Write out exactly the lines that run from the line containing "Generate a Python" through the line containing "import pandas as pd"; both end lines belong to the answer.

>> start Source data

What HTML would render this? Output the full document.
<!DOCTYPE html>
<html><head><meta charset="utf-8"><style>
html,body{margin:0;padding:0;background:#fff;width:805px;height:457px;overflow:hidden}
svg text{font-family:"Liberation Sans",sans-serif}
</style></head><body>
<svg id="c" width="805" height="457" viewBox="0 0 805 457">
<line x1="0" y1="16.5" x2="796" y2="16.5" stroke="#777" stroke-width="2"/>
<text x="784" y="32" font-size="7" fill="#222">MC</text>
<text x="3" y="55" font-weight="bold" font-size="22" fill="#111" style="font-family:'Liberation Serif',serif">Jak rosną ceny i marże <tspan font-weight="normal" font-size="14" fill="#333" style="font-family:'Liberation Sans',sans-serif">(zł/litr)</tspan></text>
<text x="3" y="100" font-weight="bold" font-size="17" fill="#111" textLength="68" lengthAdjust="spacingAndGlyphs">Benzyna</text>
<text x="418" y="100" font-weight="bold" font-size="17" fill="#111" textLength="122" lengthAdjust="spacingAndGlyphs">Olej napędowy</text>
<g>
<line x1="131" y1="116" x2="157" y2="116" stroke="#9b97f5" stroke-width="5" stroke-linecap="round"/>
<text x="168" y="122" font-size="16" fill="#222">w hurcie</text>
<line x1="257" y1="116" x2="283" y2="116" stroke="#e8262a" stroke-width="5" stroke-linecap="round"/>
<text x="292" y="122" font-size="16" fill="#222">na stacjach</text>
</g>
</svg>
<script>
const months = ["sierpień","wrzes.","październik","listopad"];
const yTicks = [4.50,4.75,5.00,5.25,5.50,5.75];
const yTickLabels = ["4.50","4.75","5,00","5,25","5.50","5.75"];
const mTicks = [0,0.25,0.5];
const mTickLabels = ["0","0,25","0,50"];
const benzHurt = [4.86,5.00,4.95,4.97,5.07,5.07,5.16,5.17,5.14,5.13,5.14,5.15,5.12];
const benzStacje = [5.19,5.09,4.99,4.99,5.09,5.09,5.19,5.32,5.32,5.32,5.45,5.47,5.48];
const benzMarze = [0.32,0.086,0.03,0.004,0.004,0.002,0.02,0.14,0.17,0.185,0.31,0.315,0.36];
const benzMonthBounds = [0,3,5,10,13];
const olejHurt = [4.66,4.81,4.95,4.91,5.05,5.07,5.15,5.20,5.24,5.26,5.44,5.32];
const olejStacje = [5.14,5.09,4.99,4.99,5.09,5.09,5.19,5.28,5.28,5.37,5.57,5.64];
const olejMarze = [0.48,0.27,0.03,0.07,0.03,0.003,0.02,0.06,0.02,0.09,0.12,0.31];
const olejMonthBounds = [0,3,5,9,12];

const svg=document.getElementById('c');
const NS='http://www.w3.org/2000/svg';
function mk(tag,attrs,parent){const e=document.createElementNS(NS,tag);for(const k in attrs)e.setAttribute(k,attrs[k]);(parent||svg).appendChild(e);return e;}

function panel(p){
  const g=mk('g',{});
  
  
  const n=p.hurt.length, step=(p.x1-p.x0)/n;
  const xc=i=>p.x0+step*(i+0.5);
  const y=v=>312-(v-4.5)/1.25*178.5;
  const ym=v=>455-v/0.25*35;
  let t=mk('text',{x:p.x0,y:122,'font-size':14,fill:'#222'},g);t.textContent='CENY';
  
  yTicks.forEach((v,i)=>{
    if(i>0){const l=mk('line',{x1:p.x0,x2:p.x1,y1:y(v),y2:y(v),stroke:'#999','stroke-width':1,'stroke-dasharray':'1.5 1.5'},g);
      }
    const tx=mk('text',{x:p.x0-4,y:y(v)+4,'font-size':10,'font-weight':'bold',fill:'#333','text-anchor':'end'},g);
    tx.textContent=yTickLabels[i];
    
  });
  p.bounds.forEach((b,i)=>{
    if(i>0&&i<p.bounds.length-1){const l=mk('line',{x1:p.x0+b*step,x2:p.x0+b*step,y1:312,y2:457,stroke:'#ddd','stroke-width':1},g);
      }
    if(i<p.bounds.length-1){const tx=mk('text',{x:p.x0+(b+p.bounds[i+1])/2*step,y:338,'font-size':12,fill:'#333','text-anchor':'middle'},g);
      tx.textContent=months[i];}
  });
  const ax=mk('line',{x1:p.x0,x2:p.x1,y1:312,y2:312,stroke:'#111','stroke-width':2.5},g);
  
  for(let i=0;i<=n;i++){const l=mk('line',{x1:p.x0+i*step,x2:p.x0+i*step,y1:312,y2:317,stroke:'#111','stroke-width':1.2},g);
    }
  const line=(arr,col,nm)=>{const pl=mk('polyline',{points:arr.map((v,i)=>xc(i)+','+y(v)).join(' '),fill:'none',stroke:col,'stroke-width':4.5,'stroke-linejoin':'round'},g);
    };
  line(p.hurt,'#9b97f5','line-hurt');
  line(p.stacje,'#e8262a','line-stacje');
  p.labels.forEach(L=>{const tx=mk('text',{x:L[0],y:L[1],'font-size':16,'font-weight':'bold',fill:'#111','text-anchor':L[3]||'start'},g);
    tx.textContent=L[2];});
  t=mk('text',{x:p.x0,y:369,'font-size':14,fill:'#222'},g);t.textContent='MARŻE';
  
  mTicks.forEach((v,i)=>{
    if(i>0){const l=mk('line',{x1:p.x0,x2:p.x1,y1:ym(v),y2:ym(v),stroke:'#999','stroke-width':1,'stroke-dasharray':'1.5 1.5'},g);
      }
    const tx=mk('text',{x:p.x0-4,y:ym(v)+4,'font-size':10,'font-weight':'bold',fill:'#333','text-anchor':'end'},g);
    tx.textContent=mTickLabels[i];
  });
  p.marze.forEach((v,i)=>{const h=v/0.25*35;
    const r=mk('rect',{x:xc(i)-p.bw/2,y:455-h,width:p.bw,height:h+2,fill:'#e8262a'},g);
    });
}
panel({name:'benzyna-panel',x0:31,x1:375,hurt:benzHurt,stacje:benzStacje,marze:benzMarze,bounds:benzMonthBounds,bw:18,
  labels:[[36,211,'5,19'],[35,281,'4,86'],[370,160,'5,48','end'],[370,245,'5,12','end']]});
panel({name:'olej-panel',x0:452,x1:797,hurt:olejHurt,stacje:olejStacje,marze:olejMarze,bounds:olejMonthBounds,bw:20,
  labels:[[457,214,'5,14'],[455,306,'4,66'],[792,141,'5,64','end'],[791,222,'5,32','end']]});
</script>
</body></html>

>> end Source data
>> start Source data

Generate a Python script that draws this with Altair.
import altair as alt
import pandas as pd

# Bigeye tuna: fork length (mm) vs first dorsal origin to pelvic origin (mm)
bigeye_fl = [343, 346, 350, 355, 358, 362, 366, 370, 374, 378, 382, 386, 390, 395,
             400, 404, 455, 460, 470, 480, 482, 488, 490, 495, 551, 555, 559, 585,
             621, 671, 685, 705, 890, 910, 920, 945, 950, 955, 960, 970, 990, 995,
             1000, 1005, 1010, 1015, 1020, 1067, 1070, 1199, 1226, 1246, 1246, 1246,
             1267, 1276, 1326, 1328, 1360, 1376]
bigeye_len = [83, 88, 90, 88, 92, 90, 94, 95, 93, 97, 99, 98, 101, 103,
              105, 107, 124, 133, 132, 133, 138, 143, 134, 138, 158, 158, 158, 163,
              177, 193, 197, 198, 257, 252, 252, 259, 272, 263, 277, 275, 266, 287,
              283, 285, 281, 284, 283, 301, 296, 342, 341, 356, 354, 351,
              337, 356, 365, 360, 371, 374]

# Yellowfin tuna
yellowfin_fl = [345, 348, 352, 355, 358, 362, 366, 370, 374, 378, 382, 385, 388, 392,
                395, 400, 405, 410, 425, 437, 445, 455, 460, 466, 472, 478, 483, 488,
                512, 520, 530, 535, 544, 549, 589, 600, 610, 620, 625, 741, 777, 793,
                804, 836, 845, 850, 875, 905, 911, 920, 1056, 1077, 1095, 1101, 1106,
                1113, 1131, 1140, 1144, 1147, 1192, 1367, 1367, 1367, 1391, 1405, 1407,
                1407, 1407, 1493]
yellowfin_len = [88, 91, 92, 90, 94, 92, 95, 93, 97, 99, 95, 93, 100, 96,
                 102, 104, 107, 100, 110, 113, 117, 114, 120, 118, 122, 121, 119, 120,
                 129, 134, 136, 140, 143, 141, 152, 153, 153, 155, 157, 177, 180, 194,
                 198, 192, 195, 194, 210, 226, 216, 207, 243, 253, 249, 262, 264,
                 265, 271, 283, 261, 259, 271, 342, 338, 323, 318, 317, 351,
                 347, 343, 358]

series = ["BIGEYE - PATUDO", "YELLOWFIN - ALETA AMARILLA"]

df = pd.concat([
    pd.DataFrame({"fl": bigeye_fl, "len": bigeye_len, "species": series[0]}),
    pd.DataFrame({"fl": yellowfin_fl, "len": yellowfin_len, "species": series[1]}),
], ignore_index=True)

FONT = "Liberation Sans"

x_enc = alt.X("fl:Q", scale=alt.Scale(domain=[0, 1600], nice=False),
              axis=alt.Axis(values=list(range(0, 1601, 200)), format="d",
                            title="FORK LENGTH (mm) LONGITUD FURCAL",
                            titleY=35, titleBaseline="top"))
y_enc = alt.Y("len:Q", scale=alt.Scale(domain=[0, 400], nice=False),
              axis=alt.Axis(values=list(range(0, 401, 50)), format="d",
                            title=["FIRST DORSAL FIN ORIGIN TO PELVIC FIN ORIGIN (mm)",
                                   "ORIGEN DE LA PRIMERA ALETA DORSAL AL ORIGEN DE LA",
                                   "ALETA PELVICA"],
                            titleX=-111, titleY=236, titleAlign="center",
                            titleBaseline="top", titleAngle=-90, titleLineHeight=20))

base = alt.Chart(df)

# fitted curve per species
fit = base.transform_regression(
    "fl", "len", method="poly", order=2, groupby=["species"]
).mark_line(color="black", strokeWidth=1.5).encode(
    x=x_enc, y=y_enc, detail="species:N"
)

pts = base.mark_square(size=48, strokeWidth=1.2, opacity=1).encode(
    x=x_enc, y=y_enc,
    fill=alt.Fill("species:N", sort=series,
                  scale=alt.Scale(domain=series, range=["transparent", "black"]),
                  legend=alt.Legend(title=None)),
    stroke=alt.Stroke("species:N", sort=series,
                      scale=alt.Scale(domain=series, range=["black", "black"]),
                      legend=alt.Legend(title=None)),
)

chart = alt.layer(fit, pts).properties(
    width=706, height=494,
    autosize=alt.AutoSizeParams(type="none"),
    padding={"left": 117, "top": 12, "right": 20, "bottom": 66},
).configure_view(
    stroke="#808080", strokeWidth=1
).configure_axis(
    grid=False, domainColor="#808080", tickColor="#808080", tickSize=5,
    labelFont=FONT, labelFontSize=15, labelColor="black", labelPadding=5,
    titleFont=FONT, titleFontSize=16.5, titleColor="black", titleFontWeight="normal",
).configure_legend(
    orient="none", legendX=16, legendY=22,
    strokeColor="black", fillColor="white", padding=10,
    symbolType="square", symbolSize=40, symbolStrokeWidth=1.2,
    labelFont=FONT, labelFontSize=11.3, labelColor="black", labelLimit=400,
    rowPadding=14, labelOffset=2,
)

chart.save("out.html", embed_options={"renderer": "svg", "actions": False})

>> end Source data

- _Solution for this problem_
Generate a Python script that draws this with Altair.
import altair as alt
import pandas as pd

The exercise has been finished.